Introductions for Robert Glück & Eileen Myles – 10/28/09

Robert Glück is the author of nine books of poetry and fiction, including two novels, Margery Kempe and Jack the Modernist and a book of stories, Denny Smith. Gluck edited, along with Camille Roy, Mary Berger and Gail Scott, the anthology Biting The Error: Writers on Narrative. Glück was Director of The Poetry Center at San Francisco State, Co-director of Small Press Traffic, and Associate Editor at Lapis Press. His poetry and fiction have been published in the New Directions Anthology, City Lights Anthologies, Best New Gay Fiction 1988 and 1996 and Best American Erotica 1996 and 2005. His critical articles appeared in artforum international, Aperture, Poetics Journal, and Nest: A Quarterly of Interiors, and he prefaced Between Life and Death, a book on the paintings of Frank Moore. Last year he and artist Dean Smith completed the film “Aliengnosis.”

When I read Bob’s work I’m always struck by his ability to sustain what he calls “endless reframing.” He casts distance out of the body and lets distance into the body, or really he brings together any and all contrary evidence in a way that allows particles to remain kinetic, zooming in and out so fast all we notice is that we have to admit an intimacy not possible were it not for his experience of it, his writing of it, his sense of community. Reading chapters from Bob’s About Ed sent me to Blanchot’s opening sentence of his The Writing of the Disaster, which reads: “The disaster ruins everything, all the while leaving everything intact.” The narrator, Bob, is struggling to live and feel in the absence of Ed, a former lover lost to AIDS. Most people know how to think with pleasure but how do we think with pain? This is one of the many gifts of Bob’s work – that it doesn’t offer consolation, or may be that it offers honesty, putting faith in process, as consolation. It’s a total honor for me to introduce him tonight at the Poetry Project. Bob Glück.

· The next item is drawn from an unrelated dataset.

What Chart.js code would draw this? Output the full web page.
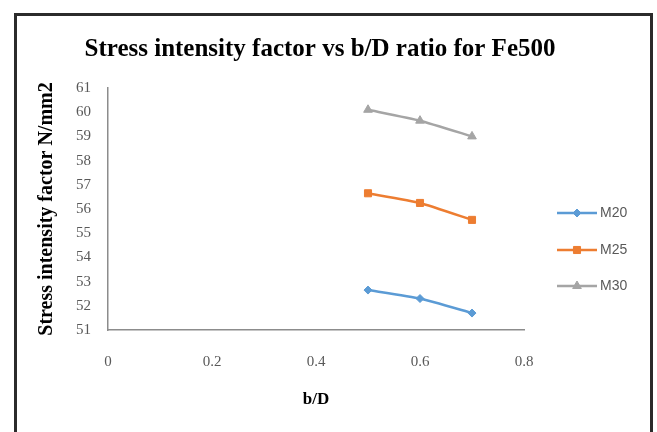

Eileen Myles remains a green & prolific poet (Sorry Tree, Not Me…) whose first collection of essays on art, poetry, queerness & culture The Importance of Being Iceland, for which she received a Warhol/Creative Capital grant, is just out from Semiotext(e)/MIT. Eileen also writes novels (Chelsea Girls, Cool for You) and librettos (“Hell”) and has given a thousand (great) readings all over North America, Europe, Russia and Iceland since first arriving in New York from Boston in 1974 to be a poet. She ran the Poetry Project in the 80s. In 1992 she conducted an openly female write in campaign for President. Since 1996 she’s toured several times with Sister Spit. She’s a Professor Emeritus of Writing & Literature at UC San Diego. She lives in New York.

The release of The Importance of Being Iceland is one of the most exciting literary events of 2009. I think that one of the marks of literary greatness is how many contexts a writer or a work can “make sense” in. Eileen makes sense in many, but the one I have been fixated on lately is Eileen in sentences, Eileen as a talker, or as a happening. Being part of a conversation with her on any given day can be an awe-inspiring experience. Many big talkers aren’t great listeners but she is and can take people wherever they want to go. It’s collaborative. We get a sense of the ambulatory nature of her mind, engaged, and Iceland is a score of that movement. In this sense she is also environmental, aka an eco-poet, both sharing the shape of her mind as well as of the field (or any place). She writes in “How to Write an Avant-Garde Poem”: “…a poem is nature. Part of my mind, that whirligig that sits by the window and spins.” And then: “But I mean your whole life becomes a turning job not just the poem.” This continuous spinning is daily praxis – is Eileen Myles laying down bridges for us. Please welcome her back to the Project.